Nano/Mini vs Mega ram capacity

I'd like to use a Nano or Pro-Mini for a project as they are small boards but I want to use an SD card, RTC, LCD and Radio.

The problem I face is lack of ram on the 328 based boards.

So two questions:

Is there a quick ready reckoner to find out the ram usage for each of the Arduino Libraries, or do you just build on a Mega and use a ram usage checker to see if it would fit on a 328?

Is there a small Arduino board with more than 2k ram? Maybe I should look at a Teensy?

richardtheboffin:
Is there a small Arduino board with more than 2k ram?

Maybe Bobuino? Not so small but smaller than Mega and Due.

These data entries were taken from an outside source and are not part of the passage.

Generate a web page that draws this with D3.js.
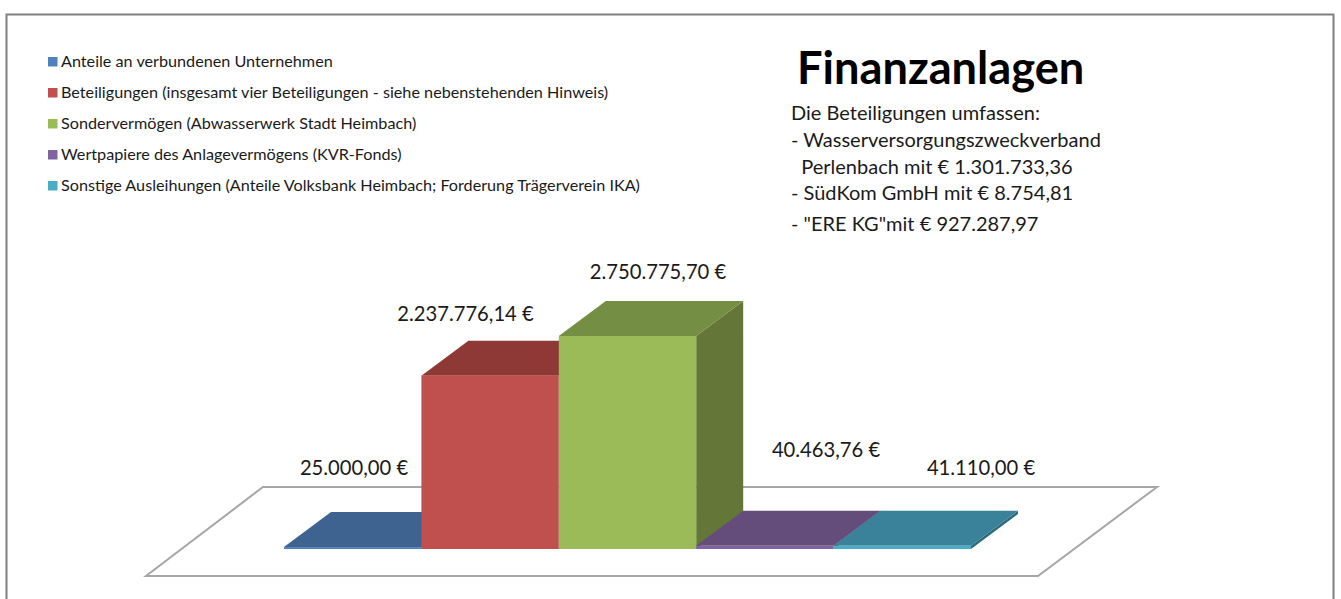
<!DOCTYPE html>
<html><head><meta charset="utf-8">
<style>html,body{margin:0;padding:0;background:#fff;overflow:hidden}svg{display:block}text{font-family:Lato,"Open Sans",sans-serif;fill:#1a1a1a}</style>
<script src="https://cdn.jsdelivr.net/npm/d3@7/dist/d3.min.js"></script>
</head><body><svg id="c" width="1341" height="599"></svg>
<script>
const categories = ["Anteile an verbundenen Unternehmen","Beteiligungen (insgesamt vier Beteiligungen - siehe nebenstehenden Hinweis)","Sondervermögen (Abwasserwerk Stadt Heimbach)","Wertpapiere des Anlagevermögens (KVR-Fonds)","Sonstige Ausleihungen (Anteile Volksbank Heimbach; Forderung Trägerverein IKA)"];
const values = [25000.00, 2237776.14, 2750775.70, 40463.76, 41110.00];
const valueLabels = ["25.000,00 €","2.237.776,14 €","2.750.775,70 €","40.463,76 €","41.110,00 €"];
const frontColors = ["#4f81bd","#c0504d","#9bbb59","#8064a2","#4bacc6"];
const topColors = ["#3e6390","#8f3937","#748e43","#644d7a","#398299"];
const sideColors = ["#2f4a6c","#702c2a","#647739","#4b3a5c","#2d6a7c"];
const titleText = "Finanzanlagen";
const noteLines = ["Die Beteiligungen umfassen:","- Wasserversorgungszweckverband","  Perlenbach mit € 1.301.733,36","- SüdKom GmbH mit € 8.754,81","- \"ERE KG\"mit € 927.287,97"];

const labelAnchors = [[354,475],[465.5,321],[658,279],[826,457],[981,475]];
const noteBaselines = [120,147,174,200,231];
const legendRows = [62,93,124,155,186];
const depth = {x:47, y:35};

const svg = d3.select("#c");
svg.append("path").attr("d","M6.5,599V14.5H1333.5V599").attr("fill","none").attr("stroke","#808080").attr("stroke-width",2);

const x = d3.scaleBand().domain(d3.range(values.length)).range([284,971]).padding(0);
const y = d3.scaleLinear().domain([0,2750775.70]).range([549,336]);

// floor
svg.append("path").attr("d","M146,576H1038L1157,487H263Z").attr("fill","#fff").attr("stroke","#a6a6a6").attr("stroke-width",2);

const line = d3.line();
const bars = svg.append("g").selectAll("g").data(values).join("g");
bars.append("path").attr("fill",(d,i)=>sideColors[i]).attr("d",(d,i)=>{
  const r=x(i)+x.bandwidth();
  return line([[r,y(d)],[r+depth.x,y(d)-depth.y],[r+depth.x,y(0)-depth.y],[r,y(0)]])+"Z";
});
bars.append("path").attr("fill",(d,i)=>topColors[i]).attr("d",(d,i)=>{
  const l=x(i), r=l+x.bandwidth();
  return line([[l,y(d)],[r,y(d)],[r+depth.x,y(d)-depth.y],[l+depth.x,y(d)-depth.y]])+"Z";
});
bars.append("rect").attr("fill",(d,i)=>frontColors[i])
  .attr("x",(d,i)=>x(i)).attr("width",x.bandwidth())
  .attr("y",d=>y(d)).attr("height",d=>y(0)-y(d));

svg.append("g").selectAll("text").data(valueLabels).join("text")
  .attr("x",(d,i)=>labelAnchors[i][0]).attr("y",(d,i)=>labelAnchors[i][1])
  .attr("text-anchor","middle").style("font-size","20.2px").text(d=>d);

const lg = svg.append("g").selectAll("g").data(categories).join("g")
  .attr("transform",(d,i)=>`translate(48,${legendRows[i]})`);
lg.append("rect").attr("y",-5).attr("width",9.5).attr("height",9.5).attr("fill",(d,i)=>frontColors[i]);
lg.append("text").attr("x",13).attr("y",5).style("font-size","16.2px").text(d=>d);

svg.append("text").attr("x",797).attr("y",84).style("font-size","45.2px").style("font-weight","700").style("fill","#000").text(titleText);
svg.append("g").selectAll("text").data(noteLines).join("text")
  .attr("x",791).attr("y",(d,i)=>noteBaselines[i]).attr("xml:space","preserve").style("white-space","pre")
  .style("font-size","20px").text(d=>d);
</script></body></html>
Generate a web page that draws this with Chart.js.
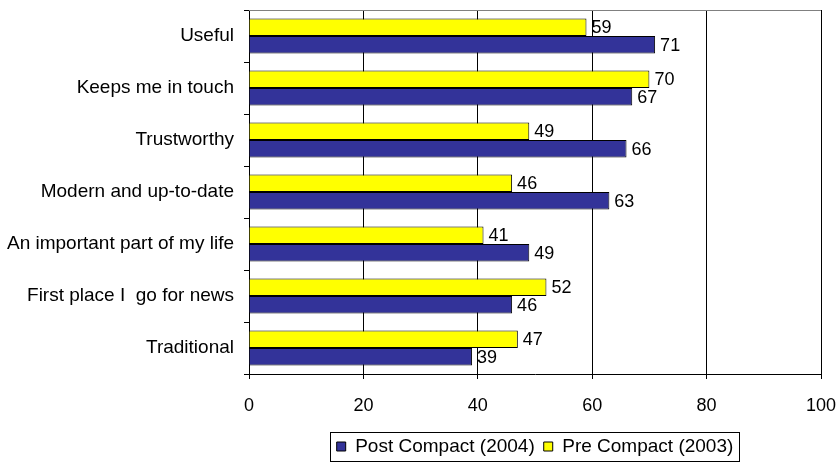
<!DOCTYPE html>
<html>
<head>
<meta charset="utf-8">
<script src="https://cdn.jsdelivr.net/npm/chart.js@4.4.1/dist/chart.umd.min.js"></script>
<style>
  html, body { margin: 0; padding: 0; background: #fff; }
  #wrap { width: 836px; height: 462px; }
</style>
</head>
<body>
<div id="wrap"><canvas id="myChart"></canvas></div>
<script>
var categories = ['Useful', 'Keeps me in touch', 'Trustworthy', 'Modern and up-to-date',
    'An important part of my life', 'First place I  go for news', 'Traditional'];
var preCompact = [59, 70, 49, 46, 41, 52, 47];
var postCompact = [71, 67, 66, 63, 49, 46, 39];
var xTicks = [0, 20, 40, 60, 80, 100];

var FONT = "'Liberation Sans', Arial, sans-serif";

// value labels next to each bar end
var barValues = {
    id: 'barValues',
    afterDatasetsDraw: function (chart) {
        var ctx = chart.ctx;
        ctx.save();
        ctx.font = '18px ' + FONT;
        ctx.fillStyle = '#000';
        ctx.textBaseline = 'middle';
        ctx.textAlign = 'left';
        chart.data.datasets.forEach(function (ds, i) {
            chart.getDatasetMeta(i).data.forEach(function (bar, j) {
                ctx.fillText(ds.data[j], bar.x + 5, bar.y + 1);
            });
        });
        ctx.restore();
    }
};

// grey line along the top of the plot and a frame round the legend
var frame = {
    id: 'frame',
    beforeDatasetsDraw: function (chart) {
        var a = chart.chartArea, ctx = chart.ctx;
        ctx.save();
        ctx.strokeStyle = '#808080';
        ctx.lineWidth = 1;
        ctx.beginPath();
        ctx.moveTo(a.left, Math.round(a.top) + 0.5);
        ctx.lineTo(a.right, Math.round(a.top) + 0.5);
        ctx.stroke();
        ctx.restore();
    },
    afterDraw: function (chart) {
        var boxes = chart.legend.legendHitBoxes;
        if (!boxes || !boxes.length) return;
        var l = Infinity, r = -Infinity, t = Infinity;
        boxes.forEach(function (h) {
            l = Math.min(l, h.left); r = Math.max(r, h.left + h.width);
            t = Math.min(t, h.top);
        });
        var ctx = chart.ctx;
        ctx.save();
        ctx.strokeStyle = '#000';
        ctx.lineWidth = 1;
        ctx.strokeRect(Math.round(l - 7) + 0.5, Math.round(t - 5) + 0.5, Math.round(r - l + 12), 29);
        ctx.restore();
    }
};

var ctx = document.getElementById('myChart').getContext('2d');
var myChart = new Chart(ctx, {
    type: 'bar',
    data: {
        labels: categories,
        datasets: [{
            label: 'Pre Compact (2003)',
            data: preCompact,
            backgroundColor: '#ffff00',
            borderColor: '#000',
            borderWidth: 1
        }, {
            label: 'Post Compact (2004)',
            data: postCompact,
            backgroundColor: '#333399',
            borderColor: '#000',
            borderWidth: 1
        }]
    },
    options: {
        indexAxis: 'y',
        responsive: true,
        maintainAspectRatio: false,
        animation: false,
        categoryPercentage: 0.67,
        barPercentage: 1.0,
        layout: { padding: { top: 10, right: 15, left: 0, bottom: -4 } },
        scales: {
            x: {
                min: 0,
                max: 100,
                afterBuildTicks: function (s) {
                    s.ticks = xTicks.map(function (v) { return { value: v }; });
                },
                ticks: { color: '#000', padding: 16, font: { family: FONT, size: 18 } },
                grid: { color: '#000', tickLength: 5, tickColor: '#000' },
                border: { color: '#000' },
                afterFit: function (s) {
                    s.height = 54;
                    s.paddingLeft = 0;
                    s.paddingRight = 0;
                }
            },
            y: {
                ticks: { color: '#000', padding: 10, font: { family: FONT, size: 19 } },
                grid: { drawOnChartArea: false, tickLength: 5, tickColor: '#000', offset: true },
                border: { color: '#000' },
                afterFit: function (s) {
                    s.width = 249;
                    s.paddingTop = 0;
                    s.paddingBottom = 0;
                }
            }
        },
        plugins: {
            legend: {
                position: 'bottom',
                fullSize: false,
                reverse: true,
                labels: {
                    color: '#000',
                    boxWidth: 9,
                    boxHeight: 9,
                    padding: 9,
                    font: { family: FONT, size: 19 }
                }
            },
            tooltip: { enabled: false }
        }
    },
    plugins: [barValues, frame]
});
</script>
</body>
</html>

Atmega1284P processor featuring 4 Kbyte EEPRPOM, 16 Kbyte SRAM, 128Kbyte Flash Memory; 2 hardware UARTS; 32 IO lines...

For best power/speed Vs size Vs price it's hard to beat the Teensy offerings, especially 3.x version. Only slight down side is that you have to download and use a modified arduino IDE that the teensy firm maintains, as the standard IDE does not support the Teensy product line.

A quadram-board may be nice, its adds 512kB of external ram to a mega2560- board.

http://ruggedcircuits.com/html/quadram.html

I'd like to use a Nano or Pro-Mini for a project as they are small boards but I want to use an SD card, RTC, LCD and Radio.
<...>
or do you just build on a Mega and use a ram usage checker to see if it would fit on a 328?

Almost assuredly, if you build with a Mega and 8K of SRAM (or 1284 with 16K), you will get sloopy and porting down will be painful. I recommend developing with the preferred uC/board and go upward only when your best effort to stay in the 2K fails.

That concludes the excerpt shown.